Below is a table from Oaktree Capital Management, L.P. on the history of junk bond yields and the differences over US Treasury bonds ( 100 basis points is 1%, so 1773 basis points is 17.73%). What is noteworthy is how investor yields are declining and the yield difference compared to US Treasury bonds is also shrinking. This means that junk bond investors are currently taking on more risk and receiving less return.
| Yield to Maturity | Spread vs. Treasurys | |
| “Normal” – Dec 31, 2003 | 8.2% | 443 b.p. |
| Bubble peak – June 30, 2007 | 7.6% | 242 |
| Panic trough – Dec 31, 2008 | 19.6% | 1773 |
| Recovered – March 31, 2010 | 9.0% | 666 |
| Shrinking again – April 30, 2011 | 7.5% | 492 |
Junk bonds swing from greatly overvalued to undervalued. The middle ground does not last a long time.

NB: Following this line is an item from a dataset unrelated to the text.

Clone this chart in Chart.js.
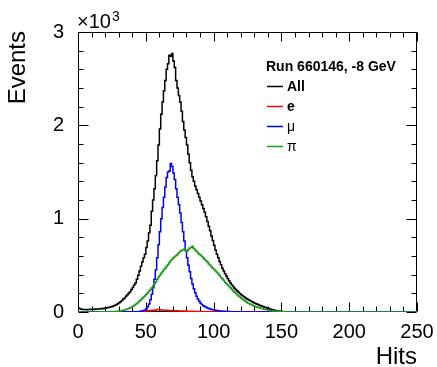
<!DOCTYPE html>
<html>
<head>
<meta charset="utf-8">
<script src="https://cdn.jsdelivr.net/npm/chart.js@4.4.1/dist/chart.umd.min.js"></script>
<style>
  html, body { margin: 0; padding: 0; background: #fff; }
  canvas { display: block; }
</style>
</head>
<body>
<canvas id="hitsChart" width="437" height="367"></canvas>
<script>
// one bin per hit, bins 0..249
const allHits = [
  48,42,38,30,28,26,27,25,28,26,
  30,28,27,31,29,33,31,35,38,36,
  40,42,45,48,52,55,60,66,72,80,
  88,98,110,122,138,150,168,185,200,218,
  240,262,288,310,350,395,440,490,535,580,
  620,690,760,850,930,1080,1200,1320,1460,1620,
  1790,1960,2120,2250,2370,2480,2600,2660,2750,2740,
  2770,2690,2620,2480,2400,2320,2250,2150,2040,1950,
  1870,1790,1690,1600,1520,1450,1400,1350,1310,1270,
  1230,1190,1150,1110,1070,1020,970,920,870,815,
  765,715,665,620,580,540,505,470,440,410,
  385,360,335,312,292,272,255,240,225,212,
  198,186,174,163,153,143,134,125,117,110,
  102,95,88,82,76,70,64,58,53,48,
  43,38,33,29,25,21,17,14,11,9,
  7,5,4,3,2,2,2,1,1,1,
  0,0,0,0,0,0,0,0,0,0, 0,0,0,0,0,0,0,0,0,0, 0,0,0,0,0,0,0,0,0,0,
  0,0,0,0,0,0,0,0,0,0, 0,0,0,0,0,0,0,0,0,0, 0,0,0,0,0,0,0,0,0,0,
  0,0,0,0,0,0,0,0,0,0, 0,0,0,0,0,0,0,0,0,0, 0,0,0,0,0,0,0,0,0,0
];

const eHits = [
  0,0,0,0,0,0,0,0,0,0, 0,0,0,0,0,0,0,0,0,0,
  0,0,0,0,0,0,0,0,0,0, 0,0,0,0,0,0,0,0,0,0,
  1,1,1,2,2,3,4,5,7,9,
  11,12,14,16,17,18,19,20,22,24,
  27,23,21,20,19,18,18,17,16,16,
  15,15,14,13,13,12,12,11,10,10,
  9,9,8,8,7,7,6,6,6,5,
  5,5,4,4,4,4,3,3,3,3,
  3,2,2,2,2,2,2,1,1,1,
  1,1,1,1,1,1,1,0,1,0,
  0,0,0,0,0,0,0,0,0,0, 0,0,0,0,0,0,0,0,0,0, 0,0,0,0,0,0,0,0,0,0,
  0,0,0,0,0,0,0,0,0,0, 0,0,0,0,0,0,0,0,0,0, 0,0,0,0,0,0,0,0,0,0,
  0,0,0,0,0,0,0,0,0,0, 0,0,0,0,0,0,0,0,0,0, 0,0,0,0,0,0,0,0,0,0,
  0,0,0,0,0,0,0,0,0,0, 0,0,0,0,0,0,0,0,0,0, 0,0,0,0,0,0,0,0,0,0,
  0,0,0,0,0,0,0,0,0,0
];

const muHits = [
  0,0,0,0,0,0,0,0,0,0, 0,0,0,0,0,0,0,0,0,0,
  0,0,0,0,0,0,0,0,0,0, 0,0,0,0,0,0,0,0,0,0,
  1,1,2,2,3,4,5,7,10,15,
  22,35,55,85,130,190,260,350,450,580,
  720,860,1000,1120,1230,1340,1440,1500,1510,1590,
  1560,1490,1420,1320,1230,1150,1060,960,860,760,
  660,580,500,430,360,300,250,205,170,140,
  115,95,80,68,58,50,43,37,32,28,
  24,21,18,16,14,12,10,9,8,7,
  6,5,5,4,4,3,3,3,2,2,
  2,2,2,1,1,1,1,1,1,1,
  1,1,1,1,1,1,1,0,1,0,
  1,0,1,0,0,1,0,0,0,0,
  0,0,0,0,0,0,0,0,0,0, 0,0,0,0,0,0,0,0,0,0, 0,0,0,0,0,0,0,0,0,0,
  0,0,0,0,0,0,0,0,0,0, 0,0,0,0,0,0,0,0,0,0, 0,0,0,0,0,0,0,0,0,0,
  0,0,0,0,0,0,0,0,0,0, 0,0,0,0,0,0,0,0,0,0, 0,0,0,0,0,0,0,0,0,0,
  0,0,0,0,0,0,0,0,0,0
];

const piHits = [
  0,0,0,1,0,0,1,0,0,1,
  0,1,1,0,1,1,1,2,1,2,
  2,2,3,2,3,3,3,4,5,6,
  8,10,12,15,18,22,27,32,38,45,
  52,60,70,80,92,105,118,132,148,160,
  175,190,205,222,240,258,280,300,325,350,
  375,395,415,435,455,470,490,510,530,550,
  565,580,595,605,620,635,650,660,665,675,
  660,650,670,685,690,705,680,665,650,635,
  620,610,595,580,565,550,535,515,500,485,
  470,455,440,425,410,390,370,355,340,320,
  305,290,275,260,245,228,212,198,185,172,
  160,148,136,125,114,104,95,88,80,74,
  68,62,57,52,47,42,38,34,30,26,
  23,20,17,15,13,11,9,7,6,5,
  4,3,3,2,2,1,1,1,1,0,
  0,0,0,0,0,0,0,0,0,0, 0,0,0,0,0,0,0,0,0,0, 0,0,0,0,0,0,0,0,0,0,
  0,0,0,0,0,0,0,0,0,0, 0,0,0,0,0,0,0,0,0,0, 0,0,0,0,0,0,0,0,0,0,
  0,0,0,0,0,0,0,0,0,0, 0,0,0,0,0,0,0,0,0,0, 0,0,0,0,0,0,0,0,0,0
];

const seriesNames = ['All', 'e', 'μ', 'π'];
const seriesColors = ['#000000', '#ff0000', '#0000ff', '#1f9a1f'];
const seriesBold = [true, true, false, false];
const legendTitle = 'Run 660146, -8 GeV';
const xTicks = [0, 50, 100, 150, 200, 250];
const yTicks = [0, 1000, 2000, 3000];
const xTitle = 'Hits';
const yTitle = 'Events';

const FONT = '"Liberation Sans", Arial, sans-serif';

// histogram bins -> step points (low edge of each bin, plus the last upper edge)
function toSteps(counts) {
  const pts = counts.map((v, i) => ({ x: i, y: v }));
  pts.push({ x: counts.length, y: counts[counts.length - 1] });
  return pts;
}

// ROOT-like frame: box, ticks on all four sides, legend, titles
const rootFrame = {
  id: 'rootFrame',
  beforeDatasetsDraw(chart) {
    const { ctx, chartArea: a, scales: { x, y } } = chart;
    ctx.save();
    ctx.strokeStyle = '#000';
    ctx.lineWidth = 1;
    const L = Math.round(a.left) + 0.5, R = Math.round(a.right) - 0.5;
    const T = Math.round(a.top) + 0.5, B = Math.round(a.bottom) - 0.5;
    ctx.strokeRect(L, T, R - L, B - T);
    ctx.beginPath();
    for (let v = 0; v <= 250; v += 10) {
      const px = Math.round(x.getPixelForValue(v)) + 0.5;
      const len = v % 50 === 0 ? 9 : 5;
      ctx.moveTo(px, B); ctx.lineTo(px, B - len);
      ctx.moveTo(px, T); ctx.lineTo(px, T + len);
    }
    for (let v = 0; v <= 3000; v += 200) {
      const py = Math.round(y.getPixelForValue(v)) + 0.5;
      const len = v % 1000 === 0 ? 10 : 5;
      ctx.moveTo(L, py); ctx.lineTo(L + len, py);
      ctx.moveTo(R, py); ctx.lineTo(R - len, py);
    }
    ctx.stroke();
    ctx.restore();
  },
  afterDraw(chart) {
    const { ctx, chartArea: a } = chart;
    ctx.save();
    ctx.fillStyle = '#000';
    ctx.textBaseline = 'alphabetic';

    // exponent label
    ctx.textAlign = 'left';
    ctx.font = '20px ' + FONT;
    ctx.fillText('×10', a.left - 1, 28);
    const w = ctx.measureText('×10').width;
    ctx.font = '14px ' + FONT;
    ctx.fillText('3', a.left - 1 + w + 1, 21);

    // axis titles
    ctx.font = '24px ' + FONT;
    ctx.textAlign = 'right';
    ctx.fillText(xTitle, a.right, 364);
    ctx.save();
    ctx.translate(25, a.top - 1);
    ctx.rotate(-Math.PI / 2);
    ctx.fillText(yTitle, 0, 0);
    ctx.restore();

    // legend
    ctx.textAlign = 'left';
    ctx.font = 'bold 14px ' + FONT;
    ctx.fillText(legendTitle, 266, 71);
    seriesNames.forEach((name, i) => {
      const rowY = 86 + i * 20;
      ctx.strokeStyle = seriesColors[i];
      ctx.lineWidth = 1.5;
      ctx.beginPath();
      ctx.moveTo(267, rowY + 0.5);
      ctx.lineTo(283, rowY + 0.5);
      ctx.stroke();
      ctx.font = (seriesBold[i] ? 'bold ' : '') + '14px ' + FONT;
      ctx.fillText(name, 287, rowY + 5);
    });
    ctx.restore();
  }
};

const seriesData = [allHits, eHits, muHits, piHits];

new Chart(document.getElementById('hitsChart'), {
  type: 'line',
  data: {
    datasets: seriesData.map((counts, i) => ({
      label: seriesNames[i],
      data: toSteps(counts),
      borderColor: seriesColors[i],
      borderWidth: 1.5,
      stepped: 'after',
      pointRadius: 0,
      fill: false,
      order: seriesData.length - 1 - i
    }))
  },
  options: {
    responsive: false,
    animation: false,
    devicePixelRatio: 1,
    layout: { padding: { left: 0, top: 32, right: 20, bottom: 0 } },
    plugins: { legend: { display: false }, tooltip: { enabled: false } },
    scales: {
      x: {
        type: 'linear',
        min: 0,
        max: 250,
        afterFit(scale) { scale.height = 55; },
        afterBuildTicks(scale) { scale.ticks = xTicks.map(v => ({ value: v })); },
        grid: { display: false },
        border: { display: false },
        ticks: { autoSkip: false, maxRotation: 0, color: '#000', padding: 0, font: { family: FONT, size: 20 } }
      },
      y: {
        type: 'linear',
        min: 0,
        max: 3000,
        afterFit(scale) { scale.width = 78; },
        afterBuildTicks(scale) { scale.ticks = yTicks.map(v => ({ value: v })); },
        grid: { display: false },
        border: { display: false },
        ticks: {
          color: '#000',
          padding: 6,
          font: { family: FONT, size: 20 },
          callback: v => String(v / 1000)
        }
      }
    }
  },
  plugins: [rootFrame]
});
</script>
</body>
</html>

From 2005 to 2007, investors in junk bonds focused on the risk of missing opportunities rather than analyzing the junk bond as offering a good balance of risk vs. reward. Then came the financial crisis. Today investors can see evidence of some of the excesses from the bubble years creeping back – payment-in-kind bonds, covenant-lite debt, rising leverage ratios of completed buy-out deals and more leveraged buy-out activity. Although the irrational exuberance exemplified in the financial markets between 2005 and 2007 is not representative of today, in a low interest rate environment investors should be careful not to make “handcuffed” investment decisions (people making decisions on the belief they have no choice.) Investors always have a choice. Additionally, many of the companies that were responsible for leveraged buy-out deals occurring in the 2005-2007 time frame are re-issuing their junk bonds, and these junk bonds are not necessarily being issued on “investor-friendly” terms. Consequently, those deals also find their way into junk bond funds.
Bottom line: Junk bonds are no-longer a “cheap” investment . Investors allocating money into junk bonds in today’s low interest rate environment should be cognisant of what is occurring with private equity restructurings and deals in the leveraged buy-out space.